By Sara Anne Donnelly
Photos by Nicole Wolf
From our June 2025 issue
As a boy, Lon Cameron spent summers with his grandparents in Caribou, cooking up projects. With his grandmother, he crafted ornaments and potholders and made ice cream by combining the ingredients in coffee cans they rolled down a hill. With his grandfather, an amateur inventor whose creations included a DIY airboat and swamp buggy, plus a motorized thresher for removing fiddlehead husks, he blew up homemade volcanoes and cobbled together flimsy dams in a backyard creek. “It was pretty cool to be in a place that fostered that creative energy,” Cameron recalls. “I never felt like I had restrictions. I would just follow my curiosity, put a thing together, and try to make it work.”
His curiosity eventually led him to learn carpentry and build a pair of tiny houses he rented out. Later, he launched a company crafting furniture and décor out of pallets and other reclaimed materials for restaurants and businesses. In 2019, another idea struck. He’d ripped out a sagging wooden dock on the property he shared with his wife, Tyler Kidder, on Winthrop’s Wilson Pond and salvaged four large plastic floats. Poking around online for ideas on what to do with them, he saw images of “boats” assembled from picnic tables set atop plastic food-grade barrels and equipped with gas-powered outboard motors. “I decided there had to be a better version of that,” Cameron says.

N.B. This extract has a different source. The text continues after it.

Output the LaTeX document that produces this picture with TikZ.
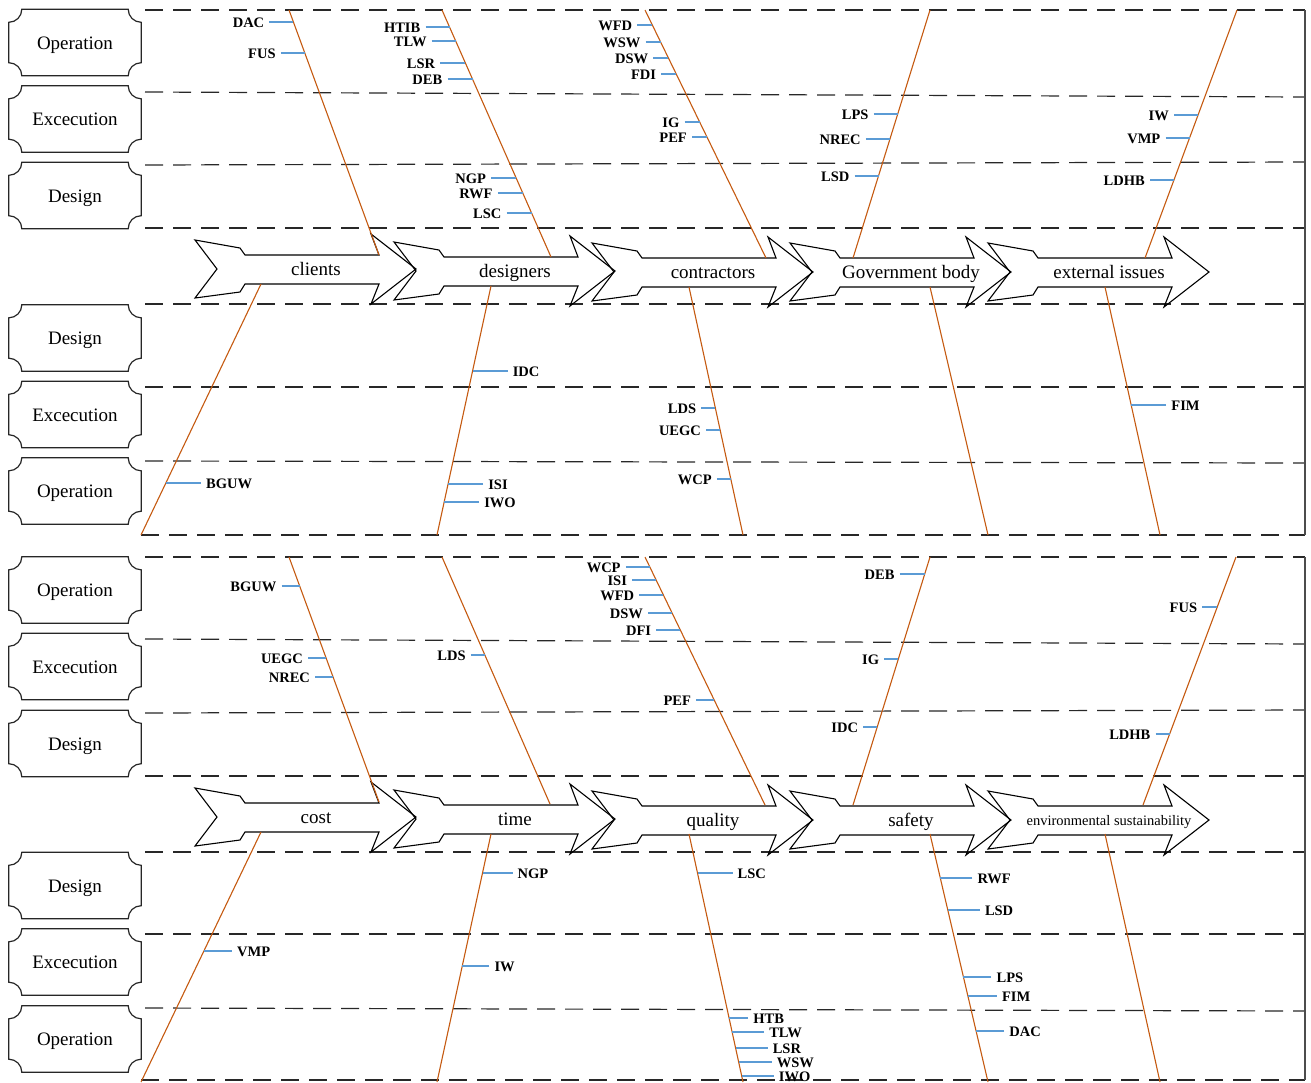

He built an eight-foot-long cedar picnic table on a pressure-treated-lumber frame with extra-wide benches to accommodate the floats he screwed to their undersides, attached a quiet electric trolling motor given to him by his father-in-law, and stuck a beach umbrella through a hole in the tabletop. By evening, the craft was ready for its maiden voyage. It was not smooth sailing. “With such a broad base on the water, we couldn’t adequately steer,” Cameron says. “We just kept going around in circles. Tyler was swearing. It wasn’t fun.”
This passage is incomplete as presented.